→ **Given records**

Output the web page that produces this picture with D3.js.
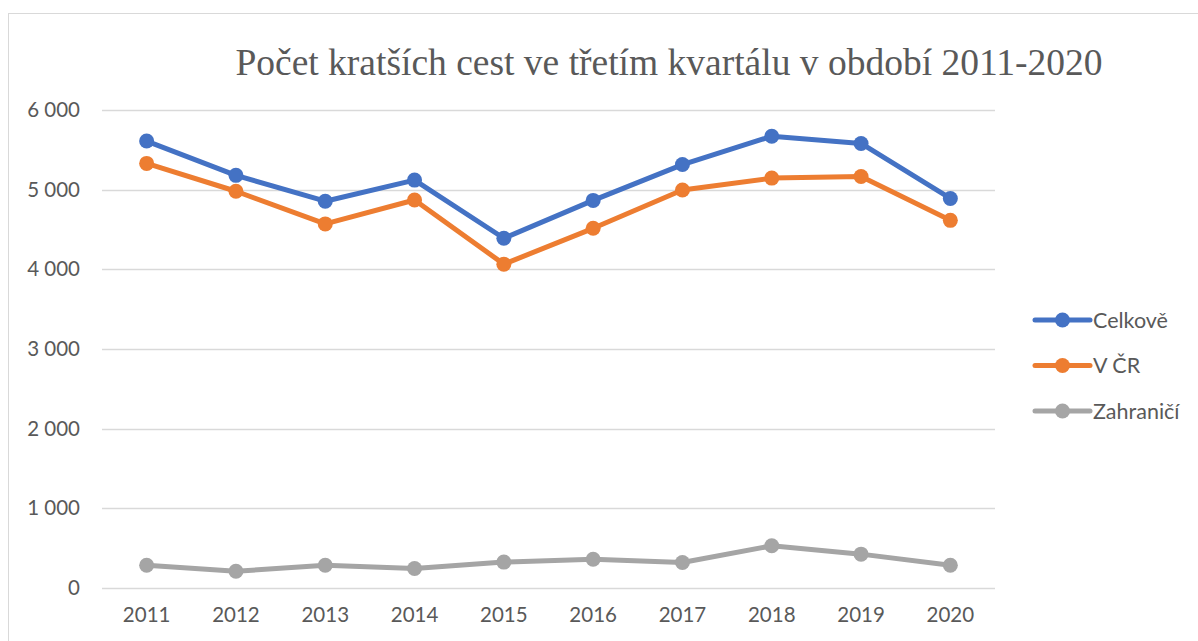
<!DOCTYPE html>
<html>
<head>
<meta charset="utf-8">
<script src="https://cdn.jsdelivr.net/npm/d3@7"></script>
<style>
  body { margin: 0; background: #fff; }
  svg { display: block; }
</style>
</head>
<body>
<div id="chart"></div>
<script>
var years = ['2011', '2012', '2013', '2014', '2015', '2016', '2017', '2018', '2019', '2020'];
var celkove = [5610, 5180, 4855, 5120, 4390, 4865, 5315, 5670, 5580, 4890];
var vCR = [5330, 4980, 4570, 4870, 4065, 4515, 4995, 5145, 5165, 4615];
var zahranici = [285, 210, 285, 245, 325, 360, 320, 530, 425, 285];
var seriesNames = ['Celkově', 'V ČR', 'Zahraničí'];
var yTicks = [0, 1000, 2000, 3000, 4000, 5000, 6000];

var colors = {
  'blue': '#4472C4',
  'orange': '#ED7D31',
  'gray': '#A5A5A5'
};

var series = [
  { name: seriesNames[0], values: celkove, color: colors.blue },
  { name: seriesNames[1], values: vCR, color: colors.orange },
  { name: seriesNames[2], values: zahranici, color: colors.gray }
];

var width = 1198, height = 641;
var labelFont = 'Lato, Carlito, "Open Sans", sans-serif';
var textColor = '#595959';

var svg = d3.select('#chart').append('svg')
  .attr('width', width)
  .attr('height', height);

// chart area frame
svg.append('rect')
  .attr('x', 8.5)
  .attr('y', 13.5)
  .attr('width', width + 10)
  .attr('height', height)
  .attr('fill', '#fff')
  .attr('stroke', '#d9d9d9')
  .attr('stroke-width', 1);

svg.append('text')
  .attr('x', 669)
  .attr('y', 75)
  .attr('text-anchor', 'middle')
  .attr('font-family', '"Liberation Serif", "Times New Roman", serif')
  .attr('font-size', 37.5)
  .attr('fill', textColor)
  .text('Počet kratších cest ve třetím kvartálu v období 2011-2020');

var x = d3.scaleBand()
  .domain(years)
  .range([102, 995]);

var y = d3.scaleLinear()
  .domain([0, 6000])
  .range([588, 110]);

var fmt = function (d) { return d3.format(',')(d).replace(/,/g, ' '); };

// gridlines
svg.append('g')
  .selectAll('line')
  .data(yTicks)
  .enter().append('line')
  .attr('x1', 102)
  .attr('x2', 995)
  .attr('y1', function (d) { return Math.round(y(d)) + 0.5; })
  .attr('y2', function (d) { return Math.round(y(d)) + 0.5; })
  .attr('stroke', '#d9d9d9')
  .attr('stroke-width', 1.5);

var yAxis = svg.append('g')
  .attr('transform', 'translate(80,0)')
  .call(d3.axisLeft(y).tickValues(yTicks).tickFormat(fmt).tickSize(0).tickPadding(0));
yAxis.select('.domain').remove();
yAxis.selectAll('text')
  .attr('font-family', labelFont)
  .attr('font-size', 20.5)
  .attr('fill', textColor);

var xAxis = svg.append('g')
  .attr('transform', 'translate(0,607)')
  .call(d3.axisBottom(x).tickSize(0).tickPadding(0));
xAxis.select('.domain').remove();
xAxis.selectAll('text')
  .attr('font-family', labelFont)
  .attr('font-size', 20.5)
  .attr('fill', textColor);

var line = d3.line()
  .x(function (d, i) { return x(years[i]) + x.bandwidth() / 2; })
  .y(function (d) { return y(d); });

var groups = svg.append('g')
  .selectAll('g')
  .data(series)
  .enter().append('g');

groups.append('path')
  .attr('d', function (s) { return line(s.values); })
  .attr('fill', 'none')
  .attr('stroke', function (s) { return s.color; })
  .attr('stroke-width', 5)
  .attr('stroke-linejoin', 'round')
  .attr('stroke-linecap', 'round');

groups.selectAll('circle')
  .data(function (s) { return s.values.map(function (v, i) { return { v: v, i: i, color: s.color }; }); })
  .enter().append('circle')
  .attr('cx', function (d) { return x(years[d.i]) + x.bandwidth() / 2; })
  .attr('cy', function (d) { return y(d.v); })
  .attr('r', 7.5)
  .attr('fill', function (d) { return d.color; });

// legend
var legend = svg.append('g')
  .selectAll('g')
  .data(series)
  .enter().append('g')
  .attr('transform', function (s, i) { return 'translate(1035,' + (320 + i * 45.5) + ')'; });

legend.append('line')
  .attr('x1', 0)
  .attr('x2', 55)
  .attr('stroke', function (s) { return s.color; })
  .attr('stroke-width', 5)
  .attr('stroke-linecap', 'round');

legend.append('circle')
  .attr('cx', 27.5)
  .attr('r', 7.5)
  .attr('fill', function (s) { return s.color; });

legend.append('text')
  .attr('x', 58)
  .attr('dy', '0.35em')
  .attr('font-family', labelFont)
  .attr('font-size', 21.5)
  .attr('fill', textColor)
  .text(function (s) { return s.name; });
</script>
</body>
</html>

...

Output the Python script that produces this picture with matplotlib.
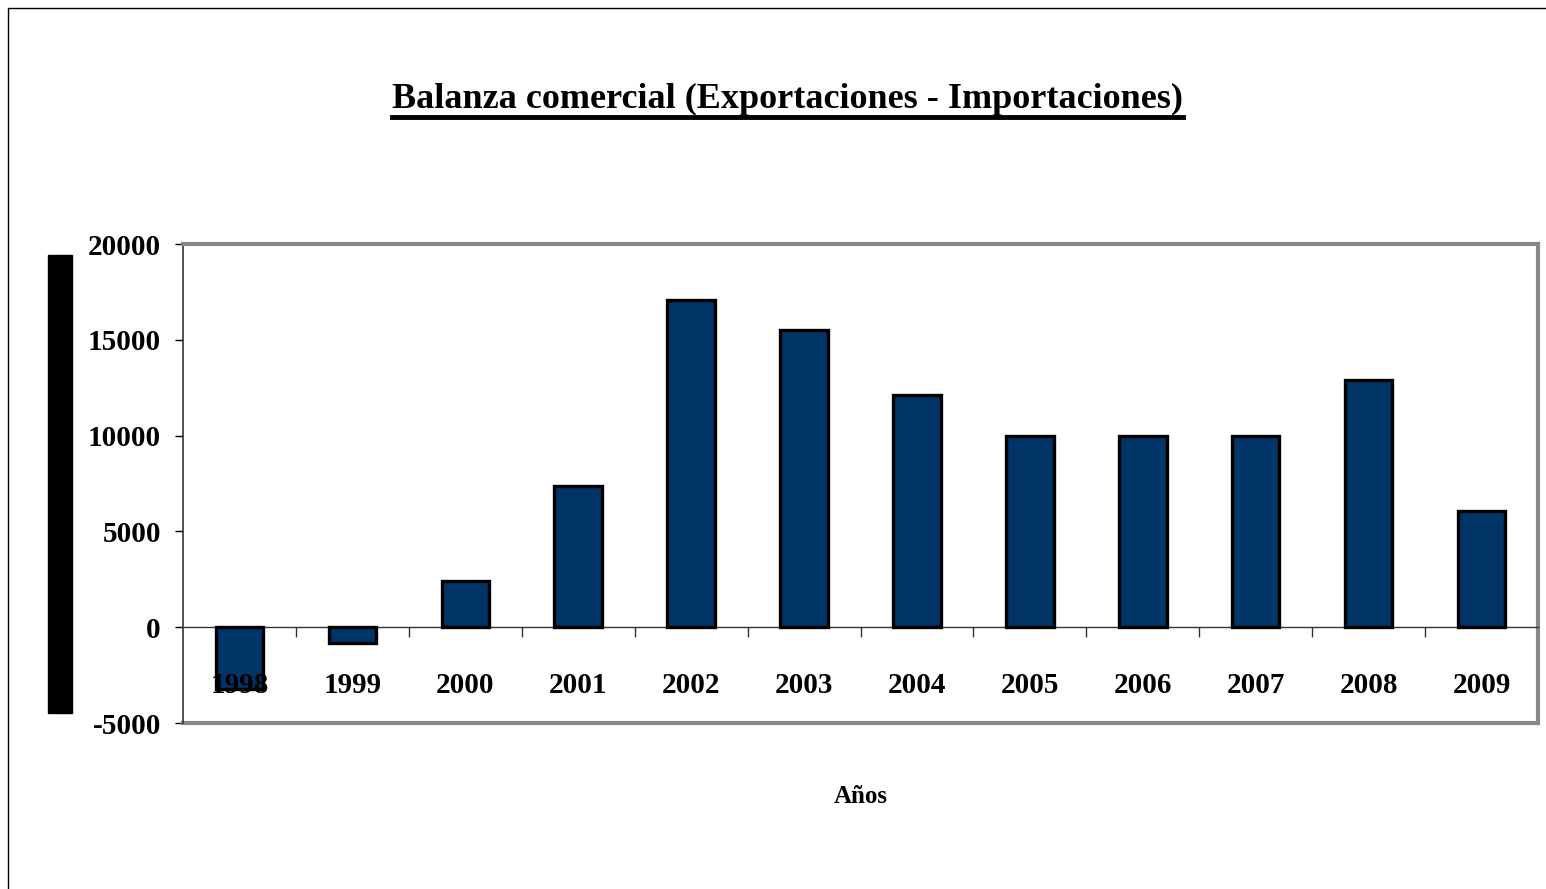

→ **What you should do**
Make an exact copy of the lines from the one holding "Output the web" through the one holding "var yTicks = [0, 1000, 2000, 3000, 4000, 5000, 6000];", end lines included, without the pictures.

→ **Solved exercise**
Output the web page that produces this picture with D3.js.
<!DOCTYPE html>
<html>
<head>
<meta charset="utf-8">
<script src="https://cdn.jsdelivr.net/npm/d3@7"></script>
<style>
  body { margin: 0; background: #fff; }
  svg { display: block; }
</style>
</head>
<body>
<div id="chart"></div>
<script>
var years = ['2011', '2012', '2013', '2014', '2015', '2016', '2017', '2018', '2019', '2020'];
var celkove = [5610, 5180, 4855, 5120, 4390, 4865, 5315, 5670, 5580, 4890];
var vCR = [5330, 4980, 4570, 4870, 4065, 4515, 4995, 5145, 5165, 4615];
var zahranici = [285, 210, 285, 245, 325, 360, 320, 530, 425, 285];
var seriesNames = ['Celkově', 'V ČR', 'Zahraničí'];
var yTicks = [0, 1000, 2000, 3000, 4000, 5000, 6000];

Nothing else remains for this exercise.